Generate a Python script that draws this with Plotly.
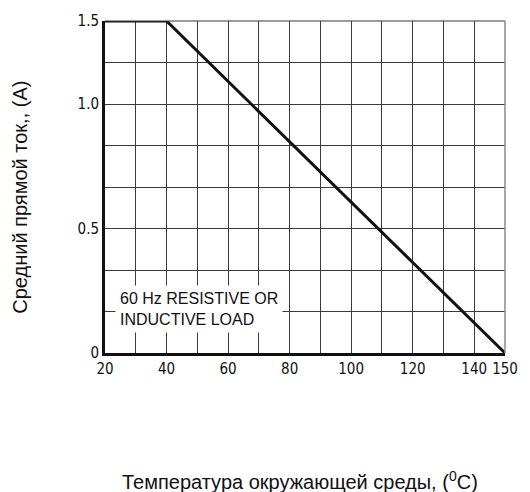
import plotly.graph_objects as go

# Data
temp = [20, 40, 150]
current = [1.5, 1.5, 0.0]
x_tickvals = [20, 40, 60, 80, 100, 120, 140, 150]
x_ticktext = ["20", "40", "60", "80", "100", "120", "140", "150"]
# y labels as printed on the original (non-uniform) grid of 8 divisions
y_tickvals = [0.0, 0.5625, 1.125, 1.5]
y_ticktext = ["0", "0.5", "1.0", "1.5"]
y_grid_step = 1.5 / 8

grid_color = "#3a3a3a"
tick_font = dict(family="Liberation Sans Narrow, Arial Narrow, DejaVu Sans Condensed, Liberation Sans, Arial",
                 size=15, color="#111")

fig = go.Figure()
fig.add_trace(go.Scatter(x=temp, y=current, mode="lines",
                         line=dict(color="#111", width=3), hoverinfo="skip",
                         showlegend=False))

fig.update_layout(
    width=530, height=492,
    margin=dict(l=105, r=16, t=19, b=139),
    paper_bgcolor="white", plot_bgcolor="white",
    xaxis=dict(range=[20, 150], tickmode="array", tickvals=x_tickvals, ticktext=x_ticktext,
               showgrid=True, gridcolor=grid_color, gridwidth=1,
               minor=dict(dtick=10, tick0=0, showgrid=True, gridcolor=grid_color, gridwidth=1),
               showline=True, linecolor="#111", linewidth=3,
               zeroline=False, ticks="", ticklen=0, tickfont=tick_font, fixedrange=True),
    yaxis=dict(range=[0, 1.5], tickmode="array", tickvals=y_tickvals, ticktext=y_ticktext,
               showgrid=True, gridcolor=grid_color, gridwidth=1,
               minor=dict(dtick=y_grid_step, tick0=0, showgrid=True, gridcolor=grid_color, gridwidth=1),
               showline=True, linecolor="#111", linewidth=3,
               zeroline=False, ticks="", ticklen=0, tickfont=tick_font, fixedrange=True),
    font=dict(family="Liberation Sans, Arial", color="#111"),
)

# frame top/right
fig.add_shape(type="line", xref="paper", yref="paper", x0=0, x1=1, y0=1, y1=1,
              line=dict(color=grid_color, width=1))
fig.add_shape(type="line", xref="paper", yref="paper", x0=1, x1=1, y0=0, y1=1,
              line=dict(color="#888", width=1.5))

fig.add_annotation(xref="paper", yref="paper", x=0.0244, y=0.132, xanchor="left", yanchor="middle",
                   text="60 Hz RESISTIVE OR<br>INDUCTIVE LOAD", showarrow=False, align="left",
                   bgcolor="white", borderpad=4, font=dict(size=16, color="#111"))

fig.add_annotation(xref="paper", yref="paper", x=0.487, y=-0.383, xanchor="center", yanchor="middle",
                   text="Температура окружающей среды, (<sup>0</sup>C)", showarrow=False,
                   font=dict(size=20, color="#111"))

fig.add_annotation(xref="paper", yref="paper", x=-0.213, y=0.47, xanchor="center", yanchor="middle",
                   text="Средний прямой ток,, (A)", textangle=-90, showarrow=False,
                   font=dict(size=20, color="#111"))

fig.write_html("out.html")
-*-
* _PROBLEM STATEMENT_:
The material above holds pictures; copy everything else in it exactly.

* _SOLUTION FOR THIS TASK_:
Generate a Python script that draws this with Plotly.
import plotly.graph_objects as go

# Data
temp = [20, 40, 150]
current = [1.5, 1.5, 0.0]
x_tickvals = [20, 40, 60, 80, 100, 120, 140, 150]
x_ticktext = ["20", "40", "60", "80", "100", "120", "140", "150"]
# y labels as printed on the original (non-uniform) grid of 8 divisions
y_tickvals = [0.0, 0.5625, 1.125, 1.5]
y_ticktext = ["0", "0.5", "1.0", "1.5"]
y_grid_step = 1.5 / 8

grid_color = "#3a3a3a"
tick_font = dict(family="Liberation Sans Narrow, Arial Narrow, DejaVu Sans Condensed, Liberation Sans, Arial",
                 size=15, color="#111")

fig = go.Figure()
fig.add_trace(go.Scatter(x=temp, y=current, mode="lines",
                         line=dict(color="#111", width=3), hoverinfo="skip",
                         showlegend=False))

fig.update_layout(
    width=530, height=492,
    margin=dict(l=105, r=16, t=19, b=139),
    paper_bgcolor="white", plot_bgcolor="white",
    xaxis=dict(range=[20, 150], tickmode="array", tickvals=x_tickvals, ticktext=x_ticktext,
               showgrid=True, gridcolor=grid_color, gridwidth=1,
               minor=dict(dtick=10, tick0=0, showgrid=True, gridcolor=grid_color, gridwidth=1),
               showline=True, linecolor="#111", linewidth=3,
               zeroline=False, ticks="", ticklen=0, tickfont=tick_font, fixedrange=True),
    yaxis=dict(range=[0, 1.5], tickmode="array", tickvals=y_tickvals, ticktext=y_ticktext,
               showgrid=True, gridcolor=grid_color, gridwidth=1,
               minor=dict(dtick=y_grid_step, tick0=0, showgrid=True, gridcolor=grid_color, gridwidth=1),
               showline=True, linecolor="#111", linewidth=3,
               zeroline=False, ticks="", ticklen=0, tickfont=tick_font, fixedrange=True),
    font=dict(family="Liberation Sans, Arial", color="#111"),
)

# frame top/right
fig.add_shape(type="line", xref="paper", yref="paper", x0=0, x1=1, y0=1, y1=1,
              line=dict(color=grid_color, width=1))
fig.add_shape(type="line", xref="paper", yref="paper", x0=1, x1=1, y0=0, y1=1,
              line=dict(color="#888", width=1.5))

fig.add_annotation(xref="paper", yref="paper", x=0.0244, y=0.132, xanchor="left", yanchor="middle",
                   text="60 Hz RESISTIVE OR<br>INDUCTIVE LOAD", showarrow=False, align="left",
                   bgcolor="white", borderpad=4, font=dict(size=16, color="#111"))

fig.add_annotation(xref="paper", yref="paper", x=0.487, y=-0.383, xanchor="center", yanchor="middle",
                   text="Температура окружающей среды, (<sup>0</sup>C)", showarrow=False,
                   font=dict(size=20, color="#111"))

fig.add_annotation(xref="paper", yref="paper", x=-0.213, y=0.47, xanchor="center", yanchor="middle",
                   text="Средний прямой ток,, (A)", textangle=-90, showarrow=False,
                   font=dict(size=20, color="#111"))

fig.write_html("out.html")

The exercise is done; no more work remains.